Nos gustan las historias del fin del mundo. Año tras año repensamos los escenarios de la catástrofe definitiva. Y este 2025 no ha sido la excepción, pues para antes de que termine la primera mitad del año, al menos en tres ocasiones habremos vivido el postapocalipsis; ya lo hicimos en El Eternauta y la segunda temporada de The Last of Us , y volveremos a hacerlo a finales de junio en la película 28 años después , de Danny Boyle.
Si revisitamos el fin de la civilización desde la ficción, no es porque seamos catastrofistas (bueno, un poco sí somos) o porque tengamos fijaciones bíblicas (bueno, en las culturas judeocristianas, sí). Es porque la ficción es un recurso “seguro” para explorar nuestras preocupaciones. Es, también, un síntoma (no la enfermedad) de la era que nos ha tocado vivir: si nos hemos obsesionado con los cataclismos es porque hemos acumulado desesperanza y queremos comprender qué nos ha traído a este punto. Cuando las ficciones en cuestión son buenas, su impronta no es sólo de derrota o congoja, sino una invitación a la reflexión catártica.
La ficción apocalíptica en el cine y la televisión nos sirve para reconciliarnos con la esperanza, para revisar los claroscuros del comportamiento humano y lo que hemos sembrado en nuestra cultura.
En este último aspecto encontramos, por ejemplo, temas como los privilegios del individuo por encima del provecho colectivo, algo que se revisa tanto en
El Eternauta como en The Last of Us . Cuando los personajes piensan en sí mismos (algo muy predicado por los gurús de las redes sociales: “sólo importas tú”), todo empieza a irse al garete: no es sino hasta que los personajes empiezan a mirar al otro —a la otredad— y a pensar en quienes les rodean que las cosas parecen enmendarse y que, de paso, encuentran la plenitud para sí mismos. En ambas series, también, el rescate de la idea de comunidad ayuda a crear espacios donde se puede vivir seguro después de la hecatombe. Donde puedes ser “uno” y ser “con otros” al mismo tiempo. Quien va solo se la pasa tirando volados.
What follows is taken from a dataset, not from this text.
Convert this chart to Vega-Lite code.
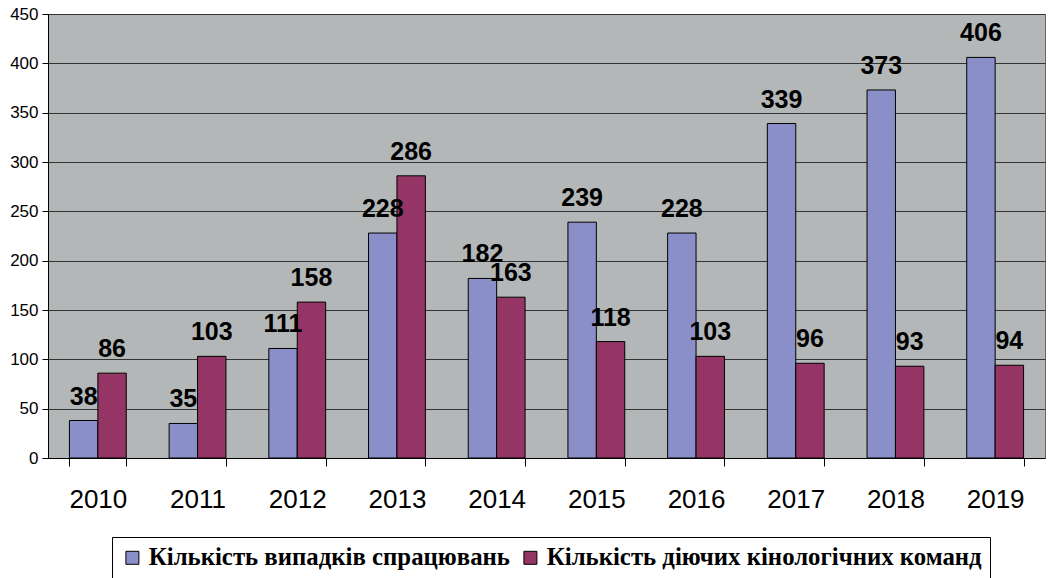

Las narrativas del fin de los tiempos también nos invitan a sumergirnos en las ansiedades del aquí y el ahora. Están ambientadas en entornos distópicos, pero dialogan con los temas de nuestro cotidiano: las pandemias, las invasiones militares, los genocidios, la ascensión del neoconservadurismo y otras radicalidades sociopolíticas, la extinción del género humano y su cultura, la opresión, el cambio climático y el desprecio a la agenda medioambiental, la ausencia y/o [híper]presencia de la tecnología. Y mucho más. Las historias pasaron de enfocarse en la ansiedad nuclear (como las que veían los papás y abuelos) para ambientarse en los horrores de nuestros tiempos.
Las historias apocalípticas y postapocalípticas son un entretenimiento muy consumido, altamente popular, es cierto. Pero pueden, si lo permitimos, no ser un entretenimiento vacío. Pueden decirnos mucho si vemos más allá del espectáculo y abrazamos su propósito cultural: hacernos preguntas y conversar nuestras respuestas.